What you need to do: Among the lines of the listing below, retype exactly those from the one containing "Write a LaTeX" through the one containing "(0,0) rectangle (860,546);", both included. Do not include pictures.

------ Entries ------

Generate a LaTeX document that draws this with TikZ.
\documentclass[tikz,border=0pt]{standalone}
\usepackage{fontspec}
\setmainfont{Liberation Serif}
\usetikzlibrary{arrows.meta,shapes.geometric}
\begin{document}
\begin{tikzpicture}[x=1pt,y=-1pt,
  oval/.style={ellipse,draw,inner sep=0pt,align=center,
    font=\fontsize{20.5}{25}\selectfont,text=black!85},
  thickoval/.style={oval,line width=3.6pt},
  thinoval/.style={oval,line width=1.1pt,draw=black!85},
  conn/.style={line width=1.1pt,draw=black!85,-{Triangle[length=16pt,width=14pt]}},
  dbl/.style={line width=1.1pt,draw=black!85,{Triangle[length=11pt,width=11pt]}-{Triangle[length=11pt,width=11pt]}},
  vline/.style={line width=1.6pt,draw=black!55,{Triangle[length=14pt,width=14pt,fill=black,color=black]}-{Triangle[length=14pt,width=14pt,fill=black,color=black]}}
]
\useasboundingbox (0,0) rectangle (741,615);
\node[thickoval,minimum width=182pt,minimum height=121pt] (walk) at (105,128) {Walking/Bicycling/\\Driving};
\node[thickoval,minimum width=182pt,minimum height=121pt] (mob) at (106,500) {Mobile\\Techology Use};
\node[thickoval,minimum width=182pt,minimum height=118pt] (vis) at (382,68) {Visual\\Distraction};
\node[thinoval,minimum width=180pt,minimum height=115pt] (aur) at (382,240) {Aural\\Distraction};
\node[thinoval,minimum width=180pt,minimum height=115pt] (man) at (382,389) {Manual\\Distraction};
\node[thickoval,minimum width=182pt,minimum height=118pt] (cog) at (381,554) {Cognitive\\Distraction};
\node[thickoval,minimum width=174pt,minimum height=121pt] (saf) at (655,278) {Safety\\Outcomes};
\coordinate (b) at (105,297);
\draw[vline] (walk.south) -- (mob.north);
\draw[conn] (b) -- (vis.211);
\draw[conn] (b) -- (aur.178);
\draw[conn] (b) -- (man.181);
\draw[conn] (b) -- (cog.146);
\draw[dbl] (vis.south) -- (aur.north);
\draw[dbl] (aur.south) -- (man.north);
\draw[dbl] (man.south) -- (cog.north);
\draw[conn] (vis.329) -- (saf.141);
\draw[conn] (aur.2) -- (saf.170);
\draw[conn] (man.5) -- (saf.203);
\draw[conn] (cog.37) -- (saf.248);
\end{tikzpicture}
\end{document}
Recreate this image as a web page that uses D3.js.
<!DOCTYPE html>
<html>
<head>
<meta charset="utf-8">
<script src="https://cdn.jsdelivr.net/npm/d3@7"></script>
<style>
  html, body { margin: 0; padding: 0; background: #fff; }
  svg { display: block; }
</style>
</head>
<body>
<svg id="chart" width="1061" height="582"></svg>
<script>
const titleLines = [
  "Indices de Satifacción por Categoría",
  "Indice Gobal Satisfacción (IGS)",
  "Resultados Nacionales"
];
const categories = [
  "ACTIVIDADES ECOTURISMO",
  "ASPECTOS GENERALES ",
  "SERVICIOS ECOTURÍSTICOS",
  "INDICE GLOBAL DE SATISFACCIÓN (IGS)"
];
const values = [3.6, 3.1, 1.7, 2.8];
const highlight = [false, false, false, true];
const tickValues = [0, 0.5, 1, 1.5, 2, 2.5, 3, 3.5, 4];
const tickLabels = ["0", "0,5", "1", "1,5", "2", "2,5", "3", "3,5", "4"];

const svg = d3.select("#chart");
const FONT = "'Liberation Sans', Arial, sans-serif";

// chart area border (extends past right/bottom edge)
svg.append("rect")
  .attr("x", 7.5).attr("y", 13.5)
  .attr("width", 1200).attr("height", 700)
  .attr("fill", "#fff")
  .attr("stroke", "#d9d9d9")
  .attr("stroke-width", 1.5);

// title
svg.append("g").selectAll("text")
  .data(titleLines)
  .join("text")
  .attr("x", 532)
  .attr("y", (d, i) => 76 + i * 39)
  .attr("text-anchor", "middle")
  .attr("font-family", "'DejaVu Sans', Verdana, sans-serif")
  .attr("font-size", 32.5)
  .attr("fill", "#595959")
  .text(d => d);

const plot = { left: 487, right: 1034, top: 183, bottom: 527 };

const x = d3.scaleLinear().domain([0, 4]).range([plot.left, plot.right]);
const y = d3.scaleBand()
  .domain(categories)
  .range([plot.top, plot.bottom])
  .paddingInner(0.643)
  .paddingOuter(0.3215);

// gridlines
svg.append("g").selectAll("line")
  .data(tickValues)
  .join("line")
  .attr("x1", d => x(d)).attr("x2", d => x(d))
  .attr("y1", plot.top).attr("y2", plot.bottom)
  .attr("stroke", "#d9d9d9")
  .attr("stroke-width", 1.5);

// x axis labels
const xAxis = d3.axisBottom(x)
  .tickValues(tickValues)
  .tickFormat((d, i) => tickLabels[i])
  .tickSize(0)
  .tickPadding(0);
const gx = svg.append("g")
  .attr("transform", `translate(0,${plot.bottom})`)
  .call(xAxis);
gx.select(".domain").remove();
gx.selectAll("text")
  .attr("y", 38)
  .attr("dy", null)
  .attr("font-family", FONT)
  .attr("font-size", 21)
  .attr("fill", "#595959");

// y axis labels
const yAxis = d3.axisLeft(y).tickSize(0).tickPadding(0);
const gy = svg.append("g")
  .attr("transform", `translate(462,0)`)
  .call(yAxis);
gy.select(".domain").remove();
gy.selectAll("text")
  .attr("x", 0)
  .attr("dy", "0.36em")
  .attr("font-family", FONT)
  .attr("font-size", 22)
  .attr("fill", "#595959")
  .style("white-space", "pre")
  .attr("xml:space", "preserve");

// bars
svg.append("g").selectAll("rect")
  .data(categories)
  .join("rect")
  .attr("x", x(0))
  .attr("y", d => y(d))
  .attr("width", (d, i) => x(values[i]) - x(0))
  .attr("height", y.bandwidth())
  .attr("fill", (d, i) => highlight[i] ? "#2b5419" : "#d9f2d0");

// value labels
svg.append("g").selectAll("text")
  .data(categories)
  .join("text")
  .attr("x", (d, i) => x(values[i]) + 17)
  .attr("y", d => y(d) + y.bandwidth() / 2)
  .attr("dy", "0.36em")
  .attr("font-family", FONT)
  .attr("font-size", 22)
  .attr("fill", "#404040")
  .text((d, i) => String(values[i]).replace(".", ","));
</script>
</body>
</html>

------
------ Entries ------

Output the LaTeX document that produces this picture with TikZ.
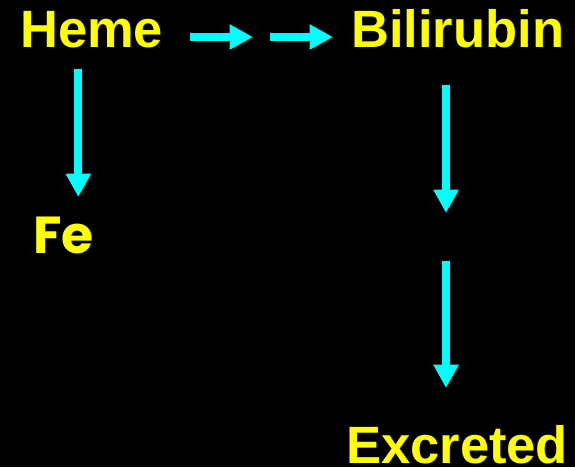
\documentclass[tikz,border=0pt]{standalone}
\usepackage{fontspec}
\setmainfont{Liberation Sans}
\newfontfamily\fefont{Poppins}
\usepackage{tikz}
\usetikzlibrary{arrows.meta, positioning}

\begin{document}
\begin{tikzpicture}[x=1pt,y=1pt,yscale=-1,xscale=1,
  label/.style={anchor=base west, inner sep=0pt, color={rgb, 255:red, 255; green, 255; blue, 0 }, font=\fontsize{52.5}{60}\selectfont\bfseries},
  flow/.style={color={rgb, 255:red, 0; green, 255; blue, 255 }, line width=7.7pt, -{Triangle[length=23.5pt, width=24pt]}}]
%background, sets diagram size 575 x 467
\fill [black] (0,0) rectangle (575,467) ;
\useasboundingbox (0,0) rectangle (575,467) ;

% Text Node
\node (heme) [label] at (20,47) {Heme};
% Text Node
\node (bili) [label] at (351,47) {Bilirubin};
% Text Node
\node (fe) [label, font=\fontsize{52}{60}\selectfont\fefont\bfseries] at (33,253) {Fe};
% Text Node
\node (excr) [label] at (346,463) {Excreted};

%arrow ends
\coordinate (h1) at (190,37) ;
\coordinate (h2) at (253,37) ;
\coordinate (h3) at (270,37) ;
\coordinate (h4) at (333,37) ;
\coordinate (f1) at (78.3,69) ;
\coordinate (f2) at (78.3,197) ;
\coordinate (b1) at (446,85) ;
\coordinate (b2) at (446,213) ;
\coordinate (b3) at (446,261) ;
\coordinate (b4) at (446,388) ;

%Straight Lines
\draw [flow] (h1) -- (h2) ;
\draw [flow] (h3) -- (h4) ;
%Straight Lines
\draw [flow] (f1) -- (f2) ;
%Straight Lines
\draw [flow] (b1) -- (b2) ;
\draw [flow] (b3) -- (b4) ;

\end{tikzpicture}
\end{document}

------
------ Entries ------

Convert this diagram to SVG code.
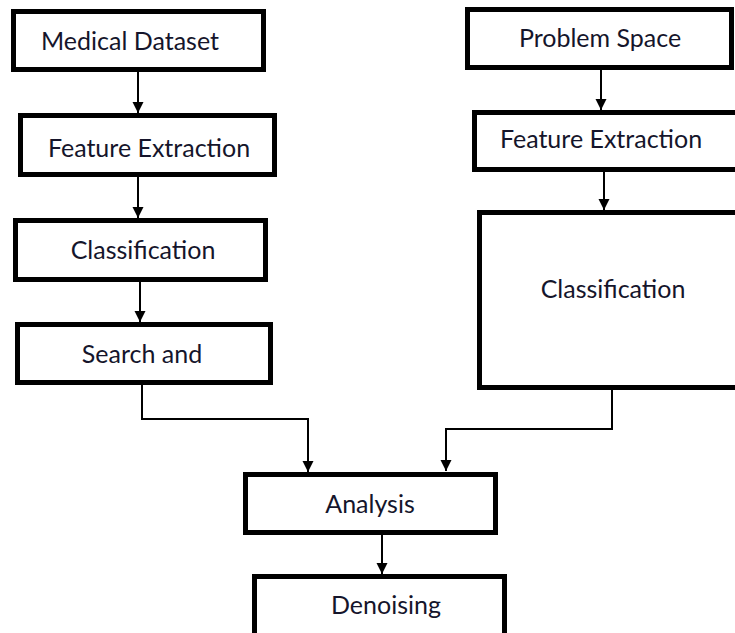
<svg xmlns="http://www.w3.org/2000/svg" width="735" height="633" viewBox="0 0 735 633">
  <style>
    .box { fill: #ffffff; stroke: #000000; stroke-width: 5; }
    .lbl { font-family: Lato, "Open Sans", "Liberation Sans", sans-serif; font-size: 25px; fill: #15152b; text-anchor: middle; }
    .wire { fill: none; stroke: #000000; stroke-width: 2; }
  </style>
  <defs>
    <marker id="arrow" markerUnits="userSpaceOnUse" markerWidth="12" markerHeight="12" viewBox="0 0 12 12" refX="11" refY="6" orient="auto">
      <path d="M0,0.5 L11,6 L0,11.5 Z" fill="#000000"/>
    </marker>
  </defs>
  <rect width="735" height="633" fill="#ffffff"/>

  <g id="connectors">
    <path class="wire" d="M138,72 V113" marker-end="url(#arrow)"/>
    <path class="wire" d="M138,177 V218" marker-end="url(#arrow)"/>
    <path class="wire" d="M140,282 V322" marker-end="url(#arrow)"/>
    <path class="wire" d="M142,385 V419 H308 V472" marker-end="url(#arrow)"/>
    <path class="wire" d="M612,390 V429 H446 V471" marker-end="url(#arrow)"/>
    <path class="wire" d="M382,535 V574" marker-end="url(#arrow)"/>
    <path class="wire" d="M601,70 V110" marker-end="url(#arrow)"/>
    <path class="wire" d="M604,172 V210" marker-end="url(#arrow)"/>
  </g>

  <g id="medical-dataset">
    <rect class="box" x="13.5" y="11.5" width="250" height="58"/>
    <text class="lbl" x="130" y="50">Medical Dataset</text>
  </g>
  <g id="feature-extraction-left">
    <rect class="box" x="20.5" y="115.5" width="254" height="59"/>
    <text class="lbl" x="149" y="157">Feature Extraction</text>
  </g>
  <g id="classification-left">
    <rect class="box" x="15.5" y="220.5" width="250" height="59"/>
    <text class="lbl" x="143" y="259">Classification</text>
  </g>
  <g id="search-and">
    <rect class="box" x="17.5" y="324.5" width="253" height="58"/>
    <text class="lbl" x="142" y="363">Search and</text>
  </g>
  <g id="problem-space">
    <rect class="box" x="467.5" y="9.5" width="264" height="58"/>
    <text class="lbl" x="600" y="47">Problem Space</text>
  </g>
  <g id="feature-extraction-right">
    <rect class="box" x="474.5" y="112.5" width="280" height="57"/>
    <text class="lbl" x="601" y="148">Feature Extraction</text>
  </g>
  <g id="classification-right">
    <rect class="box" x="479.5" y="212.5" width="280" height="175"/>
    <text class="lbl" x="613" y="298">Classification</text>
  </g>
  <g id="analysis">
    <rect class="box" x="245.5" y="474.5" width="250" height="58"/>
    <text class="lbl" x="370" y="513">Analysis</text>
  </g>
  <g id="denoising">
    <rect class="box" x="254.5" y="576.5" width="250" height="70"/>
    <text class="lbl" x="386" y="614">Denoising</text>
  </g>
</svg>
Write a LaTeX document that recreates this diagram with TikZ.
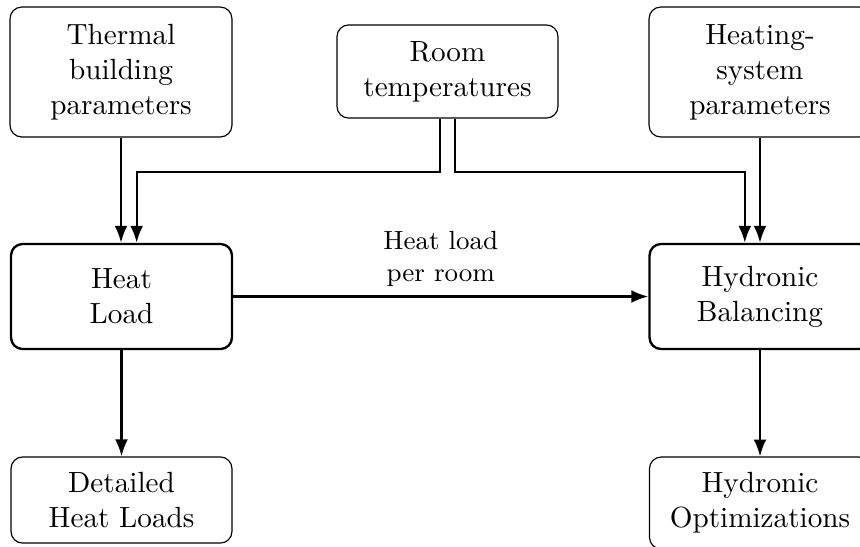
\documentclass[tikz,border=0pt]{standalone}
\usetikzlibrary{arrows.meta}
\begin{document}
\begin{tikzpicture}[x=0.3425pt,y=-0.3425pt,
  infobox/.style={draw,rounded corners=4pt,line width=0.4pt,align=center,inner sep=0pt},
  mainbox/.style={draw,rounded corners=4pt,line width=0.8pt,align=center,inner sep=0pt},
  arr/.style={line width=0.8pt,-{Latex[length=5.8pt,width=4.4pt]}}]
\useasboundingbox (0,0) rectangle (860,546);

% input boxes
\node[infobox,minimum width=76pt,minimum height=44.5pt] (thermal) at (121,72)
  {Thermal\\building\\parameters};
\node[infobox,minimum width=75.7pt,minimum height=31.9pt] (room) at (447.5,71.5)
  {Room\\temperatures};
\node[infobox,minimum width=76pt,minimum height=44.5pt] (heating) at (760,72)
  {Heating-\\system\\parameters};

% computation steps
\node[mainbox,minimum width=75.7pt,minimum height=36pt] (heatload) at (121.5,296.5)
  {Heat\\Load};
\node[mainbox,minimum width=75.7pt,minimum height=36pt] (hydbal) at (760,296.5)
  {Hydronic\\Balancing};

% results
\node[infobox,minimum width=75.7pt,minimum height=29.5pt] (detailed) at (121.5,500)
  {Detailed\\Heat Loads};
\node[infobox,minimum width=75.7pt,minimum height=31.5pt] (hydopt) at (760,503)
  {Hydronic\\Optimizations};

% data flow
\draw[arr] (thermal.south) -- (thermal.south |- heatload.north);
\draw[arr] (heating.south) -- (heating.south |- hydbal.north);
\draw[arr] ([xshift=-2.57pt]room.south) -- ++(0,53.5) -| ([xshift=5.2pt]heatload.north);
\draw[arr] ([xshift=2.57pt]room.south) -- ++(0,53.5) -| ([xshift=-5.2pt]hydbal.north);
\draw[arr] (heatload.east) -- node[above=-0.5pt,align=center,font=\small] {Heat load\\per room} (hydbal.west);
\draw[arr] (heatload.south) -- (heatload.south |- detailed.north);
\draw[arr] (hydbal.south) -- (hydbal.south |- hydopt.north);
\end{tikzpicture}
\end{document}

------

Right answer:
Write a LaTeX document that recreates this diagram with TikZ.
\documentclass[tikz,border=0pt]{standalone}
\usetikzlibrary{arrows.meta}
\begin{document}
\begin{tikzpicture}[x=0.3425pt,y=-0.3425pt,
  infobox/.style={draw,rounded corners=4pt,line width=0.4pt,align=center,inner sep=0pt},
  mainbox/.style={draw,rounded corners=4pt,line width=0.8pt,align=center,inner sep=0pt},
  arr/.style={line width=0.8pt,-{Latex[length=5.8pt,width=4.4pt]}}]
\useasboundingbox (0,0) rectangle (860,546);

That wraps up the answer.